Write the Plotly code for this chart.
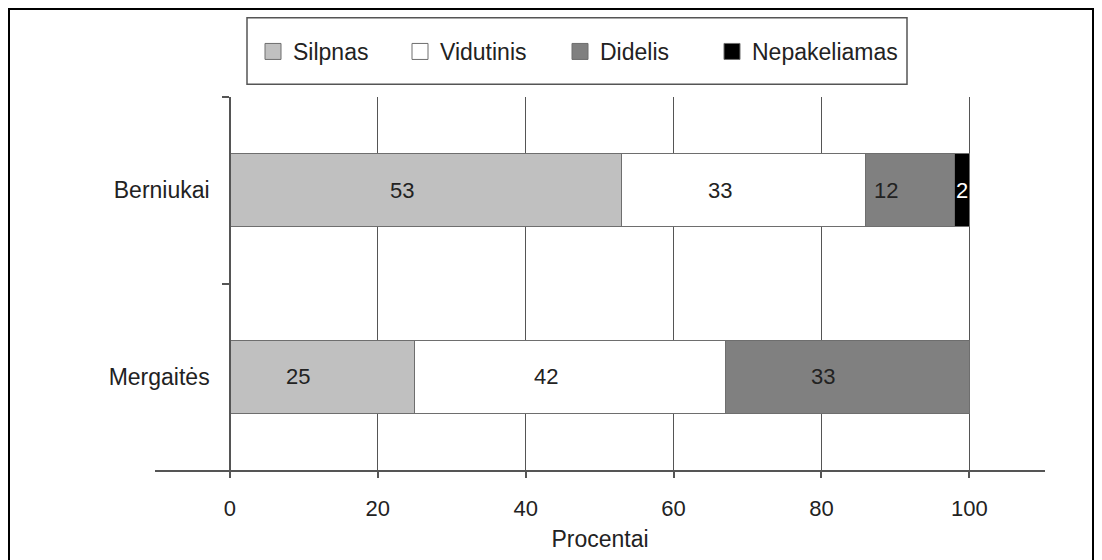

---

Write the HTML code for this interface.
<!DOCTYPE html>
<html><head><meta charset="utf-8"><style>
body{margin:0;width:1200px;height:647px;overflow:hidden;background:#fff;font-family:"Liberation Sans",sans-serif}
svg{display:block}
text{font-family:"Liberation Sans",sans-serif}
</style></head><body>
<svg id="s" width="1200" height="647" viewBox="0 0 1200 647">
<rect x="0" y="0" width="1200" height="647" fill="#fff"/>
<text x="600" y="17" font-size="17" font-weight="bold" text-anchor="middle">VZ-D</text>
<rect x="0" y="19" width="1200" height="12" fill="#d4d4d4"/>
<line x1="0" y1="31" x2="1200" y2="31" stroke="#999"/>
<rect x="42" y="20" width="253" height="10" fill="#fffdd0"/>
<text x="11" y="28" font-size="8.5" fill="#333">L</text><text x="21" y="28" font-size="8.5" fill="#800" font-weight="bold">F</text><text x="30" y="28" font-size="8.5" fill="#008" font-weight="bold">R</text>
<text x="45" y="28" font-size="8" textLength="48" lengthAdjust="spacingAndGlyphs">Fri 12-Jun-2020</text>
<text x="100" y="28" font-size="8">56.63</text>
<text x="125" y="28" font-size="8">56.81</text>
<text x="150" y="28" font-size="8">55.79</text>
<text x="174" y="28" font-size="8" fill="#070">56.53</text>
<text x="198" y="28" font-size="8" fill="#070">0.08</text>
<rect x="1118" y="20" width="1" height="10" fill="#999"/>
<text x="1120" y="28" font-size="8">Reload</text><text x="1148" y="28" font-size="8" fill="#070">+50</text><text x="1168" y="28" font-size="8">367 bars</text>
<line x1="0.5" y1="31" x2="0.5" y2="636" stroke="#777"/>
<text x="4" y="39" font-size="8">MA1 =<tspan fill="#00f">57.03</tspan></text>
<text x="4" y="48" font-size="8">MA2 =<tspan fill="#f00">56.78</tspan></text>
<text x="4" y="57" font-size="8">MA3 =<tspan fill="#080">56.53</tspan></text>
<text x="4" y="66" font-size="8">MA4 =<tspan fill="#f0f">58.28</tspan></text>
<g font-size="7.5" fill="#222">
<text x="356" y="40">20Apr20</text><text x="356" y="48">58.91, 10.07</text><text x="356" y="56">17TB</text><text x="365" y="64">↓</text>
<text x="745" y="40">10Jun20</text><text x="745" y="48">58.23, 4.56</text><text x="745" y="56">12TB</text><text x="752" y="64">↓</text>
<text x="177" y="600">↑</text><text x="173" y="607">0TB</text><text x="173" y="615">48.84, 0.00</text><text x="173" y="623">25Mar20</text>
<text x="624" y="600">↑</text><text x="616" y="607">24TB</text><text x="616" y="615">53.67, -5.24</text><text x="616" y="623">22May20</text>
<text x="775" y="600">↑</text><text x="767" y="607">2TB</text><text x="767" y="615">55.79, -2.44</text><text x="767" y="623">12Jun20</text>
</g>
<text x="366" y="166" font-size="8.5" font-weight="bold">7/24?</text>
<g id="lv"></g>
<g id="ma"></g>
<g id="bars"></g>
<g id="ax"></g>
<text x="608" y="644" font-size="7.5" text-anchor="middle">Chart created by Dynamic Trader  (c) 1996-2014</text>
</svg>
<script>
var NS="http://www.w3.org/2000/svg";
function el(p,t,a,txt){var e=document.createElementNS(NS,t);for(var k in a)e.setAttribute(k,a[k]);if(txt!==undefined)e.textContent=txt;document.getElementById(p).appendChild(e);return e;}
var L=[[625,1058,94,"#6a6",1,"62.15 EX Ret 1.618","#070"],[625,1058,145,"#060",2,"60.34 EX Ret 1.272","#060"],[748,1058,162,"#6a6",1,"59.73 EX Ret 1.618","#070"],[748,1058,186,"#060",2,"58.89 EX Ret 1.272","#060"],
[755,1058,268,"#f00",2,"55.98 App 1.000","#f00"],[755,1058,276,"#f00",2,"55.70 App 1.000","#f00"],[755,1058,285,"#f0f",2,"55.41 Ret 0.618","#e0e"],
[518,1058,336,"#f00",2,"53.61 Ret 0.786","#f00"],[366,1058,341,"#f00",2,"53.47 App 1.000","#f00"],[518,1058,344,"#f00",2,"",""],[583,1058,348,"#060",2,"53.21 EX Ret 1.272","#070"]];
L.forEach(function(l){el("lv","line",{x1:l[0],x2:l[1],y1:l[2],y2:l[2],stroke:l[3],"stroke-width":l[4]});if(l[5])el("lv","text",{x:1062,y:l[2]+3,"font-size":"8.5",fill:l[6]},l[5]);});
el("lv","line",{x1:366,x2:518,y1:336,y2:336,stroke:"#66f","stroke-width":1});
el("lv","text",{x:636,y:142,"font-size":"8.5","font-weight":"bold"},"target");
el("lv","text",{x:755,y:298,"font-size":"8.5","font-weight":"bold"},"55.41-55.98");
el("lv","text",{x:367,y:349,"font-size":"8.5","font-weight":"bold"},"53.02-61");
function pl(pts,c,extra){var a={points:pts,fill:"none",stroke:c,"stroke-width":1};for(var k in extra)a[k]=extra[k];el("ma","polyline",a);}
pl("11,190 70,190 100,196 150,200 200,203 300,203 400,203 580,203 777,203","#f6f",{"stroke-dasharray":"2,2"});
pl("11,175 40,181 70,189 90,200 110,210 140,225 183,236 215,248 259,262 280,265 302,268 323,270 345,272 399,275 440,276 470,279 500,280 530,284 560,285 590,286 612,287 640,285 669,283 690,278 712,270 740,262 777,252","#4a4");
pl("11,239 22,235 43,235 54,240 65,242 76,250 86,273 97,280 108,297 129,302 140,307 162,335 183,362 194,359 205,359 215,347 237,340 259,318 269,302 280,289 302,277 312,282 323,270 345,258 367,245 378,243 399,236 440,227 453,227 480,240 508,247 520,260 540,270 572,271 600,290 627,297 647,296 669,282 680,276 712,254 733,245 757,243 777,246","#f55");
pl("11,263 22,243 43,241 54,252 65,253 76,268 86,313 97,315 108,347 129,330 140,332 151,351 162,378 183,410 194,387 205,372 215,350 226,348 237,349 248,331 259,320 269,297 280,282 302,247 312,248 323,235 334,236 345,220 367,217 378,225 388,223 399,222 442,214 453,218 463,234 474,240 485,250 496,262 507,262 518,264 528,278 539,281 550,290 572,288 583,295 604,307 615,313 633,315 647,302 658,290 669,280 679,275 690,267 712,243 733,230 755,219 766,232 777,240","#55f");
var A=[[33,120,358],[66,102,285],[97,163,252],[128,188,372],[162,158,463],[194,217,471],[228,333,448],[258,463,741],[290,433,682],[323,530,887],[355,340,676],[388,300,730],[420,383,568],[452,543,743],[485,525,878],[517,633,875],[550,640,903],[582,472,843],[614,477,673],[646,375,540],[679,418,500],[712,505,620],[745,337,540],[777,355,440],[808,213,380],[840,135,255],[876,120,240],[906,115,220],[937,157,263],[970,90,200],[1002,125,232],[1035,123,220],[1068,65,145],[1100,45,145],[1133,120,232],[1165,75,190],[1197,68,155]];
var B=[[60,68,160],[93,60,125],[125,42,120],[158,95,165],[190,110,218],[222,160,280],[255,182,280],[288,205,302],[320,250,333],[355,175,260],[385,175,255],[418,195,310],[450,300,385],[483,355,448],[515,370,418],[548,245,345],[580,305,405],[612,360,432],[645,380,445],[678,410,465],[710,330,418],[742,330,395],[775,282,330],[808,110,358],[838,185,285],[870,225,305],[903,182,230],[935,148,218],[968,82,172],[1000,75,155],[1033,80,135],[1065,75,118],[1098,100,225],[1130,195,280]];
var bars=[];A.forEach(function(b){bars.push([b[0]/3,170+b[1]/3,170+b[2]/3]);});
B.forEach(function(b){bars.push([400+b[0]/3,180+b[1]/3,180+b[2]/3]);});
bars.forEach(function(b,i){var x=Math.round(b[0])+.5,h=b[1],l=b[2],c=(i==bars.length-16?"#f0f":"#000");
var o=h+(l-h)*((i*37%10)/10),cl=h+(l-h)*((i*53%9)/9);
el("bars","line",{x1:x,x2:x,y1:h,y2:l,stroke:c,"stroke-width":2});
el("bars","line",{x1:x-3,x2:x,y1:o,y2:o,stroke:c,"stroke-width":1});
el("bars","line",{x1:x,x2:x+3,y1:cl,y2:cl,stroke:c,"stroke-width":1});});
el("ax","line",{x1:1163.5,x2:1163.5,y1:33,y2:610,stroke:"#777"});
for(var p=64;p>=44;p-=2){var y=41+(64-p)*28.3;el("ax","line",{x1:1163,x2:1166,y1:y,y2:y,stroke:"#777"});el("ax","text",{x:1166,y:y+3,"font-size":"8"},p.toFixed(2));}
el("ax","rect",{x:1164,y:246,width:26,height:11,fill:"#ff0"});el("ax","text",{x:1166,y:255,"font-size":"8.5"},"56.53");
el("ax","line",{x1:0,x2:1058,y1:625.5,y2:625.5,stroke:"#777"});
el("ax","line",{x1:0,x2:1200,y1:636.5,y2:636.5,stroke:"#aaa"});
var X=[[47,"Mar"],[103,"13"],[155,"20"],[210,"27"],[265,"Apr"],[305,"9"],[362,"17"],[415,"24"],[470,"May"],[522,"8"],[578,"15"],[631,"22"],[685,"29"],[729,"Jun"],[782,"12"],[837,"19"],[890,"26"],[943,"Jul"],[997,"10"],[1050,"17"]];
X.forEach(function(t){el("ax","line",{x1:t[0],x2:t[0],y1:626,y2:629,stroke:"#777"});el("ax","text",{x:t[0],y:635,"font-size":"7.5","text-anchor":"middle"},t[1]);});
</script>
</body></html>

...

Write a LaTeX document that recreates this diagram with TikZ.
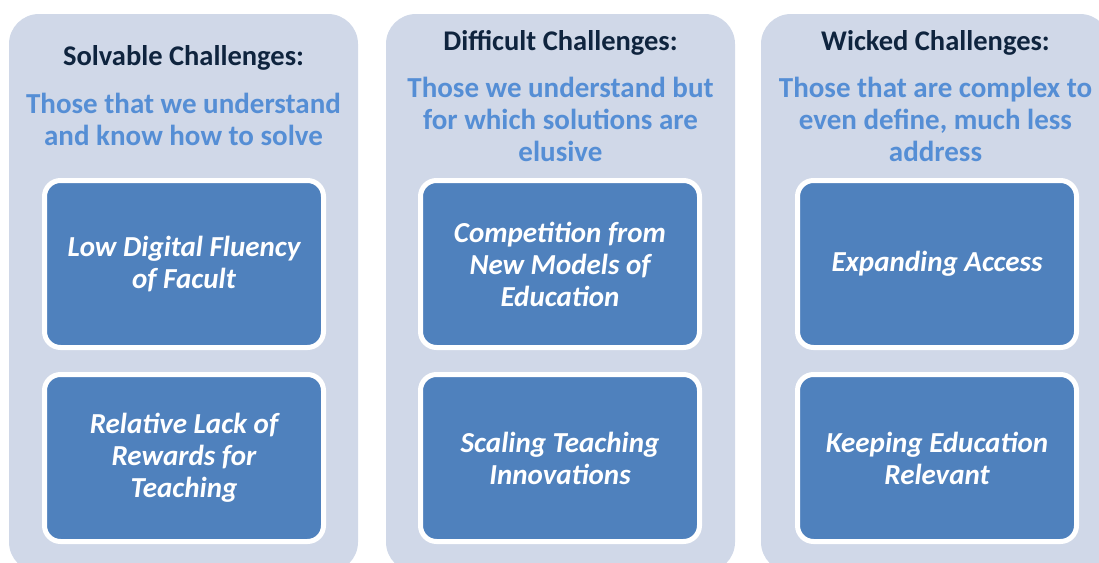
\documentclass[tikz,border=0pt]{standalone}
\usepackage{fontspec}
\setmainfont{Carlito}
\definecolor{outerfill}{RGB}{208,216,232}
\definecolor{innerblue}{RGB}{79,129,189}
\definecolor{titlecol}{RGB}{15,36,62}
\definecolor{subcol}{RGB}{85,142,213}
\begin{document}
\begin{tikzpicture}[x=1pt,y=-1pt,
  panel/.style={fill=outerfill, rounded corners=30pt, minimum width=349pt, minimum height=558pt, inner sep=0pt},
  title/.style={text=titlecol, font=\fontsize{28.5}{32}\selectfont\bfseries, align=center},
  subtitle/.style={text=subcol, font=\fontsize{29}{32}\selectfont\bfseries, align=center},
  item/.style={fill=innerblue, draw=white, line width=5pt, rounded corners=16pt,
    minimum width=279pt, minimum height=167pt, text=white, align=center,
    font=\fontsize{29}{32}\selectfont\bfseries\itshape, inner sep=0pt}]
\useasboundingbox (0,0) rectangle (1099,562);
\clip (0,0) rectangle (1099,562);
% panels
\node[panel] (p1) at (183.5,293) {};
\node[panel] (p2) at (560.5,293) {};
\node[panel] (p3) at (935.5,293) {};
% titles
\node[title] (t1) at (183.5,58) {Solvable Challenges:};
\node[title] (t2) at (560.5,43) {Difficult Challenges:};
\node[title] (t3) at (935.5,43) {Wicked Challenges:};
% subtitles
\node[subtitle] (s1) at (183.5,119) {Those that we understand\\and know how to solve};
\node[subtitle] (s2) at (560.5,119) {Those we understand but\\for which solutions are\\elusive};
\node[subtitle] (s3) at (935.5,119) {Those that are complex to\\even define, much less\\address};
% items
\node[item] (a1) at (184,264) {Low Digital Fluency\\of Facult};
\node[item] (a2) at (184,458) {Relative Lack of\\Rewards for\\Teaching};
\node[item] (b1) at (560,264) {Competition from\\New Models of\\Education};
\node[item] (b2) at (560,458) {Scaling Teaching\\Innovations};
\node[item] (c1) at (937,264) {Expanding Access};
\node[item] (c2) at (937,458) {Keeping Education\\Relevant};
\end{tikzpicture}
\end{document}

**YOUR TASK:** Filter the entries above down to the lines containing the word "that".

**SOLVED EXERCISE:**
Write a LaTeX document that recreates this diagram with TikZ.
\node[subtitle] (s1) at (183.5,119) {Those that we understand\\and know how to solve};
\node[subtitle] (s3) at (935.5,119) {Those that are complex to\\even define, much less\\address};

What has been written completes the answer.